* _Data provided_:
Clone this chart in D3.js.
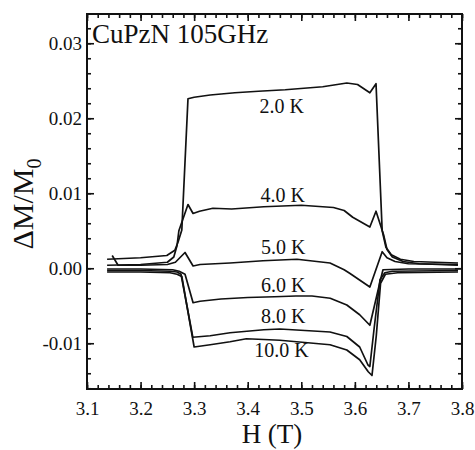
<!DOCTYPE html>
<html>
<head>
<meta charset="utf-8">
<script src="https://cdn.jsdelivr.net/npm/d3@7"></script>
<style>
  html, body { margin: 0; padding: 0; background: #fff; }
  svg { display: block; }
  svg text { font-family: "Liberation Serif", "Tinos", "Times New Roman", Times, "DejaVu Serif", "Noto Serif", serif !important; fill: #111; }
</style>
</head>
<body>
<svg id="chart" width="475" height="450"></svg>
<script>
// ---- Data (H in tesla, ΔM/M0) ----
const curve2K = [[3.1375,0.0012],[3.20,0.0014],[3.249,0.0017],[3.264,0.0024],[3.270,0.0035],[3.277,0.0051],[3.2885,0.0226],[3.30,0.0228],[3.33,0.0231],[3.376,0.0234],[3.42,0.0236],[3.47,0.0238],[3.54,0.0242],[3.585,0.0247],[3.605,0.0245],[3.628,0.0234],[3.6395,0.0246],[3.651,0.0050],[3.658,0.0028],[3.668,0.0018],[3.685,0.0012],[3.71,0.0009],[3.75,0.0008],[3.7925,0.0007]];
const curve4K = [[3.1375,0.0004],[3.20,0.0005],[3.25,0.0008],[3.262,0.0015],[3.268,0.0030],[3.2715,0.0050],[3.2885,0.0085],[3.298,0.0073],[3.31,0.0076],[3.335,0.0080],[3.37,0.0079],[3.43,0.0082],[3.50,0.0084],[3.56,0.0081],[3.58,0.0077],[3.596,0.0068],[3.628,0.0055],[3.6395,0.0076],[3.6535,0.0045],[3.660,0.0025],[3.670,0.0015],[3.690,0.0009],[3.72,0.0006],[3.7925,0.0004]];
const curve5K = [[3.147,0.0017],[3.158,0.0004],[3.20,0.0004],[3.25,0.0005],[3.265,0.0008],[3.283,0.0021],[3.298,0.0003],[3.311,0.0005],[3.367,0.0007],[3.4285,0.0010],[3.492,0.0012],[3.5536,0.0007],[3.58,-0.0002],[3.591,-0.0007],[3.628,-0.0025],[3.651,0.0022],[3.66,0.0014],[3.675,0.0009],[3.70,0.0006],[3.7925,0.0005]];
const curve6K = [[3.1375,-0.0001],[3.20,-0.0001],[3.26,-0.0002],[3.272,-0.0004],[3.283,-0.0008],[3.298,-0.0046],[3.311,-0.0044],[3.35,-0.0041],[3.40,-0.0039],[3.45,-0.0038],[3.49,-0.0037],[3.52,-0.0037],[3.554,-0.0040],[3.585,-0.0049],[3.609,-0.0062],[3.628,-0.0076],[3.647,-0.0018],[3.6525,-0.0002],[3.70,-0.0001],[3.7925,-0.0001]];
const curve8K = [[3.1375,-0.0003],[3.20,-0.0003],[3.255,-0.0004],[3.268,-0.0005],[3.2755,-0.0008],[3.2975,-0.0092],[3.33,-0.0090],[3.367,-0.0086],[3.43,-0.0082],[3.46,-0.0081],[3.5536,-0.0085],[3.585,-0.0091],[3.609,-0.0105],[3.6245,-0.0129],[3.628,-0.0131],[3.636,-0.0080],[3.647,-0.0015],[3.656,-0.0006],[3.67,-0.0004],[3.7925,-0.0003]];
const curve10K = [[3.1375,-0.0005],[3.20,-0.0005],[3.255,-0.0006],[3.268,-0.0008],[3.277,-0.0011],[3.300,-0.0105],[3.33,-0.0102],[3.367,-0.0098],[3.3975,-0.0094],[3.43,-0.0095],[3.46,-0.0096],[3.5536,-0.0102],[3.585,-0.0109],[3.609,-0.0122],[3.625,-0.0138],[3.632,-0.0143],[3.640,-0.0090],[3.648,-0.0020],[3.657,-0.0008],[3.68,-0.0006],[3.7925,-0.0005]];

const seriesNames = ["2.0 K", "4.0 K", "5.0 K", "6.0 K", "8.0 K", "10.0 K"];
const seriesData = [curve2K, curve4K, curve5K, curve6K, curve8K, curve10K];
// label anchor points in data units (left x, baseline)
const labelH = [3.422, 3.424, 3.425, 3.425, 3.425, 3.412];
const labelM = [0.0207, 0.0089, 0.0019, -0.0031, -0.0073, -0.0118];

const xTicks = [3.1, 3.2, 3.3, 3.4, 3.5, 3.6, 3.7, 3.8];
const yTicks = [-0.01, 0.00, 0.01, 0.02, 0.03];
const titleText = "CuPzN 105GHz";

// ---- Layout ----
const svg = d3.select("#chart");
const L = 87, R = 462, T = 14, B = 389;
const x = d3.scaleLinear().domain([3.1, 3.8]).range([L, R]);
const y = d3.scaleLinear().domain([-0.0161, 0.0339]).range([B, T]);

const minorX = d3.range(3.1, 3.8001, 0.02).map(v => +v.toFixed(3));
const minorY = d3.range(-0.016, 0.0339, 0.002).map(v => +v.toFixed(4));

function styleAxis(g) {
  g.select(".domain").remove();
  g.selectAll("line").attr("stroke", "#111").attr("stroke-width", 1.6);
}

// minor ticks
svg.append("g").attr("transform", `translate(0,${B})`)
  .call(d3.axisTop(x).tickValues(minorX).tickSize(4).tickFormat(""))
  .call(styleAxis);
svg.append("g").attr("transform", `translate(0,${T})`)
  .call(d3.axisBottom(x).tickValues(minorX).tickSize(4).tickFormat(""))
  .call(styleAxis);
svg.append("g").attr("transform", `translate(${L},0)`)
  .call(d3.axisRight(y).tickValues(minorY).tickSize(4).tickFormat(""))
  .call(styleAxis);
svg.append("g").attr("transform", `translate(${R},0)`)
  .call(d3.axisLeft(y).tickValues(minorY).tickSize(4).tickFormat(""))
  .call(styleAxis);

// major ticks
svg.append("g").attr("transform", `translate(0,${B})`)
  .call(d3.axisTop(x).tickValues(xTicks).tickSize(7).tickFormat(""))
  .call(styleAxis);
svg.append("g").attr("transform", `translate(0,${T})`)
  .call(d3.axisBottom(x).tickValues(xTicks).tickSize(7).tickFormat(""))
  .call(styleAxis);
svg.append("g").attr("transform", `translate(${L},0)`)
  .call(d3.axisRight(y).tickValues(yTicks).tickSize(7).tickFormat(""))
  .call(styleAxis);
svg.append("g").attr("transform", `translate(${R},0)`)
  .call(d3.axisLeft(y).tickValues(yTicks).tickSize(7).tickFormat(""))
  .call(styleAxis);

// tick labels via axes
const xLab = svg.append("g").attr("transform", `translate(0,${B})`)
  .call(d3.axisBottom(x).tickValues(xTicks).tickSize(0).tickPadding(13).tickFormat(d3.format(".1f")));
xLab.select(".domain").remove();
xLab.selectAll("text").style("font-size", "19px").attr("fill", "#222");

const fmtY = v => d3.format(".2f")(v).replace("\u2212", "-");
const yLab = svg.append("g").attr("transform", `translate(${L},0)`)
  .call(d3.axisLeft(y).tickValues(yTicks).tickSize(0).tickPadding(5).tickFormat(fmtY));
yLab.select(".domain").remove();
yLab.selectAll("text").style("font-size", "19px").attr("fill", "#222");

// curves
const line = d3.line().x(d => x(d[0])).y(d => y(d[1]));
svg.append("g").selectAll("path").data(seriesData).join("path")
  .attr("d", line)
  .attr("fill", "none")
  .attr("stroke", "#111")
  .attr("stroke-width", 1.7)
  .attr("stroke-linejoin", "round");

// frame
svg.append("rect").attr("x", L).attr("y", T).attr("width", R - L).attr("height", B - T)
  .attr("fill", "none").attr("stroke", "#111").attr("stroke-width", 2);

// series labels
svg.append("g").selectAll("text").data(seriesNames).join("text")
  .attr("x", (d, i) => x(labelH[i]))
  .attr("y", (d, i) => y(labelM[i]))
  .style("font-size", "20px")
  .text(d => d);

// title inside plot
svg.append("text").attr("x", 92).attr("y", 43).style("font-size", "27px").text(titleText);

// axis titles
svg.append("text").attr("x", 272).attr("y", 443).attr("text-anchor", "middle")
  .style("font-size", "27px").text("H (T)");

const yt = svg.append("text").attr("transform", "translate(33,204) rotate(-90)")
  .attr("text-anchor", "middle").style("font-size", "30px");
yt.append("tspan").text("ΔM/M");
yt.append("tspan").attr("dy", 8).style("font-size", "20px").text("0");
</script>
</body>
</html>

* _Work to do_: Check each line of the data above for the word "chart", then state how many lines have it. Give the number alone.

* _Task output_: 3